If the balance has grown larger and you are struggling with payments, talk to someone before it gets worse. A free consultation with a debt professional can clarify your options — and addressing debt early, before it compounds further, is always the better move.
Frequently Asked Questions
Can I get a credit card at 18?
Yes, but the Credit CARD Act requires that applicants under 21 either demonstrate independent income sufficient to make payments or have a co-signer. Most student cards are designed to meet these requirements with modest income thresholds.
How long does it take to build good credit from scratch?
With consistent on-time payments and low utilization, you can establish a "good" credit score (670+) within 12 to 18 months of opening your first account. A "very good" score (740+) typically requires 2 to 3 years of clean history.

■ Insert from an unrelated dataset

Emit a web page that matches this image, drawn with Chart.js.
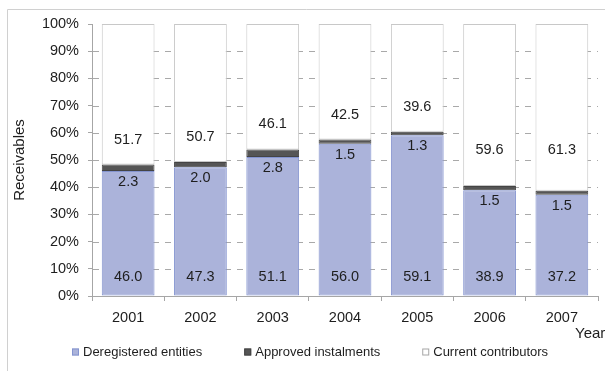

Should I get a credit card or a debit card in college?
Both. A debit card for daily spending (so you only spend what you have) and a credit card used exclusively for credit-building (one small recurring charge, autopaid monthly). This separation prevents the most common mistake: using the credit card as a spending tool.
Will my student card affect my credit after graduation?
Yes — positively, if managed well. The account history continues after graduation, and the length of that history benefits your score for years to come. Most issuers will upgrade a student card to a regular product automatically when you graduate, preserving the account age.
Is it worth getting a second credit card in college?
Generally not until you have at least 12 months of clean history on your first card. A second card adds available credit (which can help utilization) but also adds complexity. One card managed perfectly is better than two cards managed carelessly.
My parents want to add me as an authorized user. Is that worth it?
If their credit behavior is strong (on-time payments, low utilization), yes — it gives your credit file an immediate foundation. If their credit is damaged or they carry high balances, being added could hurt your score. Ask them honestly about their account status before accepting.